Manufacturing and Mechanical Characterization of Fly-Ash-Reinforced Materials for Furnace Lining Applications

Abstract

Fly ash is the major wastes generated during the combustion of coal in thermal power plants. More than 110 million tons of fly ash produced in India annually. It leads to a significant disposal problem. An attempt has been made by numerous researchers to integrate the fly ash in the industry sector. The key applications include the manufacturing of bricks, production of cement, soil amelioration, mine backfilling, etc. Nevertheless, the refractory bricks for furnace lining are mainly formed from iron and steel, which are imported and are very expensive. Hence, to tackle this issue, the current study is focused on the synthesis of fly-ash-rich brick for high-temperature applications. In this investigation, fly ash material combined with minor additives such as granite powder, alite cement, and black sand were manufactured.
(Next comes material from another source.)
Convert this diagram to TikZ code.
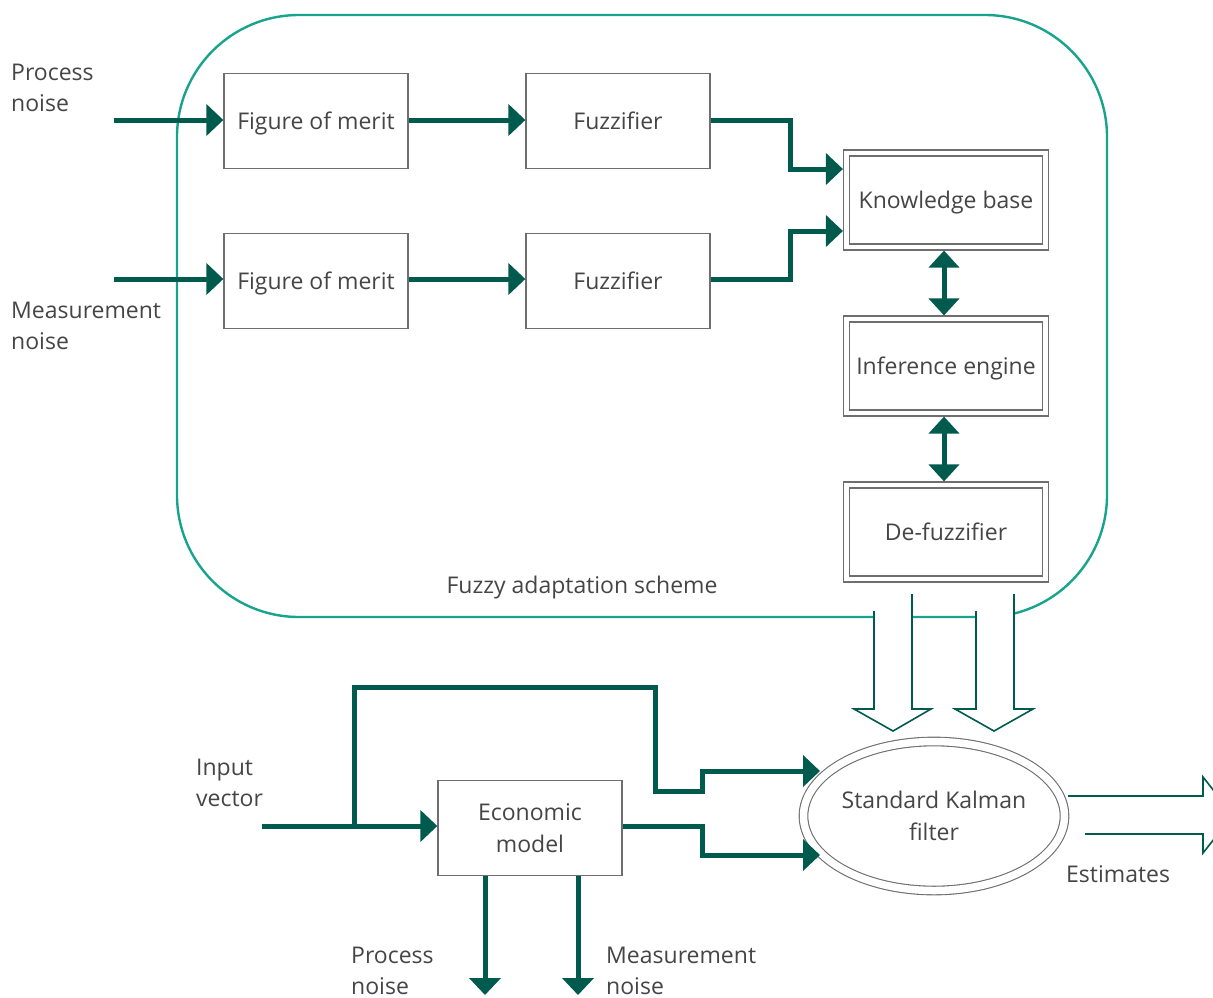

The pellets of these materials with a varying additive percentage from 5 to 30% were prepared using hydraulic pressure. The heat-treated pellets were physically and mechanically characterized to ensure the brick properties suitable for furnace lining applications. Surface morphology of raw materials and particle–particle interaction after palletization were evaluated using scanning electron microscopy. Energy Dispersive x-Ray Analysis and x-ray diffraction technique were conducted to detect elemental analysis and phase evaluation of raw materials and fly-ash-rich brick after heat treatment. Microhardness of the samples was determined using a Vickers hardness tester. It is found that the formation of various complex compounds with respect to constituent composition, and pellet formation temperature has a great influence on the variation in hardness.